Collected material:
# # # #
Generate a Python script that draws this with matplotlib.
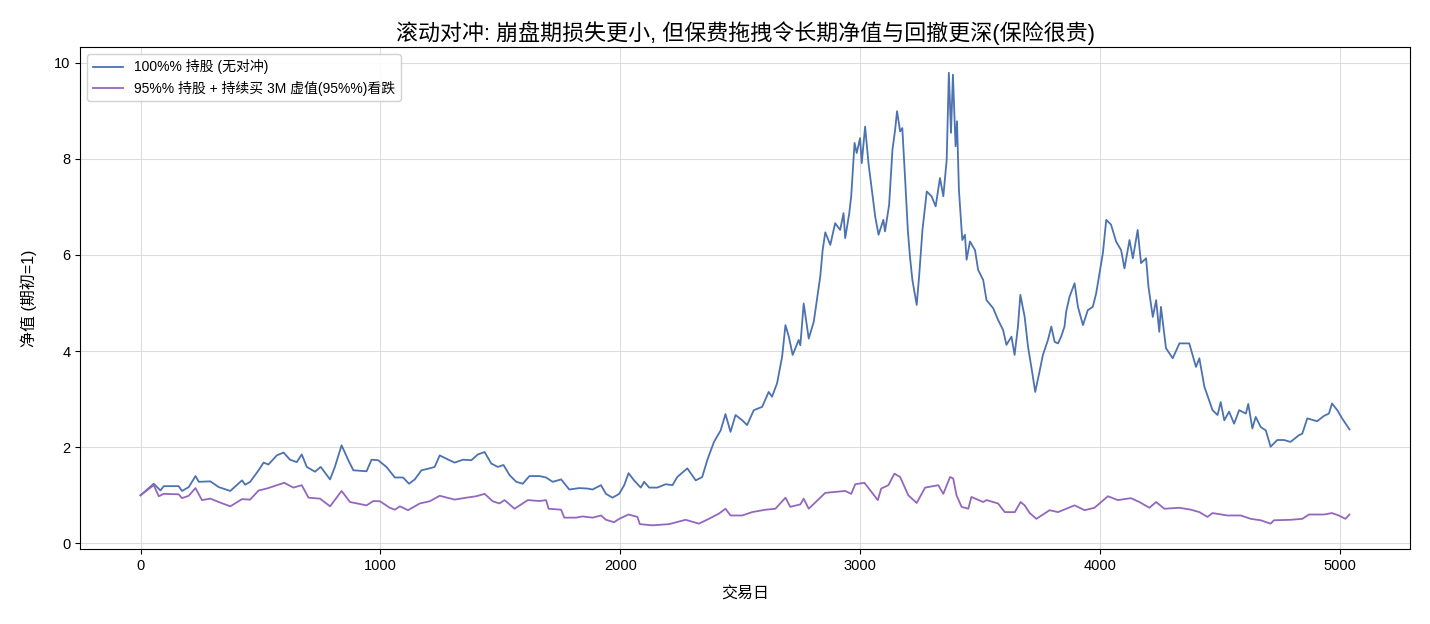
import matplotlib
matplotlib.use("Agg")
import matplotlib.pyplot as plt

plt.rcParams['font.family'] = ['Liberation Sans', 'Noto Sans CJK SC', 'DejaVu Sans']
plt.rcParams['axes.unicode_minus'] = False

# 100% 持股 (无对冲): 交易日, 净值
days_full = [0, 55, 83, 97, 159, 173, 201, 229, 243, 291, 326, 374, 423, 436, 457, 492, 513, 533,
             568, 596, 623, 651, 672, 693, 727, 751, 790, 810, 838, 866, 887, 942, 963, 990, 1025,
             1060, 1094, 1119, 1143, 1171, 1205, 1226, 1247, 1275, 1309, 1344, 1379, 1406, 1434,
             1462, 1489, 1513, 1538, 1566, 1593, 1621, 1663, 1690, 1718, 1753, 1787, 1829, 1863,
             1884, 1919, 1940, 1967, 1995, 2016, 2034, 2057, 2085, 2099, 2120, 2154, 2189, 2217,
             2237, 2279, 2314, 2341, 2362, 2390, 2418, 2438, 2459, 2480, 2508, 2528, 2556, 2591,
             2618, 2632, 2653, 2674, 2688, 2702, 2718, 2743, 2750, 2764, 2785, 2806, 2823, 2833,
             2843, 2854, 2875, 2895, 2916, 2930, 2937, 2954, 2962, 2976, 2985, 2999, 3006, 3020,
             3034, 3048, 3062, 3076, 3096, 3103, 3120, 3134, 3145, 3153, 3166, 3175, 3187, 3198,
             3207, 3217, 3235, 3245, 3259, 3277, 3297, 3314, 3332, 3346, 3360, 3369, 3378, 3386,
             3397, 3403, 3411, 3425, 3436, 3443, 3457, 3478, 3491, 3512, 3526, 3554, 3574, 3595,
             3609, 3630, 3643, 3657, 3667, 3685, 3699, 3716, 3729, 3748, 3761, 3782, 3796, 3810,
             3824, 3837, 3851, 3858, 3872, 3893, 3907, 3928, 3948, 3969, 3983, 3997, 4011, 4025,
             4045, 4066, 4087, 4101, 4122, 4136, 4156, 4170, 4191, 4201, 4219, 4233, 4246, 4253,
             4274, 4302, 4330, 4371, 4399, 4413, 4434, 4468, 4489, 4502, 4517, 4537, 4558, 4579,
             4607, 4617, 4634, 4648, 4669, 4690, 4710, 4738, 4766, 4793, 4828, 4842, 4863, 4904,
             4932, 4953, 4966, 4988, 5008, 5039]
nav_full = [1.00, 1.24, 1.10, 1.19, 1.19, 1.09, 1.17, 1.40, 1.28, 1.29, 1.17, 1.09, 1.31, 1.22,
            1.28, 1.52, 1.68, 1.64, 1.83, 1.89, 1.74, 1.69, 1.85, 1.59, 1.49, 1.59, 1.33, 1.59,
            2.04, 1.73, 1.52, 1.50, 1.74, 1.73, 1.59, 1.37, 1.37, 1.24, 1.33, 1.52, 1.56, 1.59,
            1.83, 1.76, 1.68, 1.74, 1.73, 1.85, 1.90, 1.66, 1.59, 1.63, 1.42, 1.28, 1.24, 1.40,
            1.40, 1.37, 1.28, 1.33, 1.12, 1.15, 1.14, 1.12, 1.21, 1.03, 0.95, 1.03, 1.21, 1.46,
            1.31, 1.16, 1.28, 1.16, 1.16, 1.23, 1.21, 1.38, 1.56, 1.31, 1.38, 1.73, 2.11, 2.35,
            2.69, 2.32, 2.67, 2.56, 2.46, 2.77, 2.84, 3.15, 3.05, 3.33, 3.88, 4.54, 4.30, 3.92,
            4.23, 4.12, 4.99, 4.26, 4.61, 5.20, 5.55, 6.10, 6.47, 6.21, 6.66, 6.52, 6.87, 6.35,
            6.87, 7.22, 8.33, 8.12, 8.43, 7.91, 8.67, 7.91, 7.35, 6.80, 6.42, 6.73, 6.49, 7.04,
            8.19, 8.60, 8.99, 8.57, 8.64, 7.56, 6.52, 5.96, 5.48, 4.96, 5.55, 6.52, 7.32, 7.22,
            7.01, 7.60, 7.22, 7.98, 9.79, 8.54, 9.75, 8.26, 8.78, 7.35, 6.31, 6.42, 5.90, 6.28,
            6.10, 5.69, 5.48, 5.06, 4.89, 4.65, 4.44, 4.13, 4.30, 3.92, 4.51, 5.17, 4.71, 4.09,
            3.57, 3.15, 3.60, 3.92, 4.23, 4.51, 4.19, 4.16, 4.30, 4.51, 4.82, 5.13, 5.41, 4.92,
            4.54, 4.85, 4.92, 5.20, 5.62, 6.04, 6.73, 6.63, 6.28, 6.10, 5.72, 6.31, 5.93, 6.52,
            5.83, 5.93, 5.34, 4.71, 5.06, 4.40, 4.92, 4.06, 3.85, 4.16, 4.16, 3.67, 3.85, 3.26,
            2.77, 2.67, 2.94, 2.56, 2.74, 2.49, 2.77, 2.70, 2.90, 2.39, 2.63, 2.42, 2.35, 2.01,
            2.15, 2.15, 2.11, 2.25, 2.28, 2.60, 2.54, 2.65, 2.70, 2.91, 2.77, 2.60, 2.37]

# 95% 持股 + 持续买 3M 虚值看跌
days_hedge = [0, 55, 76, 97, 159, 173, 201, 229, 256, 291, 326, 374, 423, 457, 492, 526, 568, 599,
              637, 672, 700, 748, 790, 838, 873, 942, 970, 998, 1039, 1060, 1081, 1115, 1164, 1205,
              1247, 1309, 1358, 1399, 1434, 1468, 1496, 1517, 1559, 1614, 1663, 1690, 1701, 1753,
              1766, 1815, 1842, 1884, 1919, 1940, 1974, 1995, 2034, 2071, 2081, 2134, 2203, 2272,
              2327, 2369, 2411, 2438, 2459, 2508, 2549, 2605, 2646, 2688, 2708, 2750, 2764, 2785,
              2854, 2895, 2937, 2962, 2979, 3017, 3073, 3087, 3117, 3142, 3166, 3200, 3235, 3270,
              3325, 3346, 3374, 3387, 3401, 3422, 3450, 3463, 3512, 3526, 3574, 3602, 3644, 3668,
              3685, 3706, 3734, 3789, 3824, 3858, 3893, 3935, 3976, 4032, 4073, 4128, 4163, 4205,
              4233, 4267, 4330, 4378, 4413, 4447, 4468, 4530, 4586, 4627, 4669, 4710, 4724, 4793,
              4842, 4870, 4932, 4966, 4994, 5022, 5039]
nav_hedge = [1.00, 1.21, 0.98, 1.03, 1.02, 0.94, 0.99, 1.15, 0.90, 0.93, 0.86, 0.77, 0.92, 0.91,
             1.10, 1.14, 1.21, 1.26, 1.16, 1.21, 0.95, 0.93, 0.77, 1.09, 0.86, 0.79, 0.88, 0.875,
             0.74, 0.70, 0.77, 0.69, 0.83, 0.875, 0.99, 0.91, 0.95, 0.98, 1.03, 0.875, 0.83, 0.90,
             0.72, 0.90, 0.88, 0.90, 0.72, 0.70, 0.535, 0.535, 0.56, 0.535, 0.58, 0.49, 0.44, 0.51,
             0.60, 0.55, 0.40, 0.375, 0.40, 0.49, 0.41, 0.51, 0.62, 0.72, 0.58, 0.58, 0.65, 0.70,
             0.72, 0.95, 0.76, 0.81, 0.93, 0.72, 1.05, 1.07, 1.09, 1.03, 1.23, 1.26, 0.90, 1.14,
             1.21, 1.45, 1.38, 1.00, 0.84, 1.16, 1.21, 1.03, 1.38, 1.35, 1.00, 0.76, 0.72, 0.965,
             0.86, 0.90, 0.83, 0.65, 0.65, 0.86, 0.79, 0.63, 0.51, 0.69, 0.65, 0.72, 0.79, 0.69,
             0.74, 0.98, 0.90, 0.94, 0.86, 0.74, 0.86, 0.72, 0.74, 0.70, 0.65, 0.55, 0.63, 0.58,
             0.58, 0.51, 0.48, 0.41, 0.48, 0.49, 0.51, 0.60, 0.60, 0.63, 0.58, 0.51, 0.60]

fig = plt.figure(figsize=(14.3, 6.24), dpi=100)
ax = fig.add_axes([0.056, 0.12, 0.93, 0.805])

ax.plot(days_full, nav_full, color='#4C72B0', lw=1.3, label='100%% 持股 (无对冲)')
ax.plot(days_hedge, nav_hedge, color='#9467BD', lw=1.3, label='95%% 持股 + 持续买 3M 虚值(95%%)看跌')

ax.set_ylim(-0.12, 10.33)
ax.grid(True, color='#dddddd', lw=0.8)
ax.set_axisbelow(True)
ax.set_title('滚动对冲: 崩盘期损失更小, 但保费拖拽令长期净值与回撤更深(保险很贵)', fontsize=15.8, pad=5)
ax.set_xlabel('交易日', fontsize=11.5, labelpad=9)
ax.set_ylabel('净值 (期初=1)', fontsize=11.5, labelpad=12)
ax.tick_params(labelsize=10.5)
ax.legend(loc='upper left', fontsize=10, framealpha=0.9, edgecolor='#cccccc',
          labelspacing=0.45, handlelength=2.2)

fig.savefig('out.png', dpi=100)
# # # #
Your instructions: Only the lines from the start of the material through the line containing "plt.rcParams['axes.unicode_minus'] = False" should be transcribed. Pictures stay out.

Result of the task:
Generate a Python script that draws this with matplotlib.
import matplotlib
matplotlib.use("Agg")
import matplotlib.pyplot as plt

plt.rcParams['font.family'] = ['Liberation Sans', 'Noto Sans CJK SC', 'DejaVu Sans']
plt.rcParams['axes.unicode_minus'] = False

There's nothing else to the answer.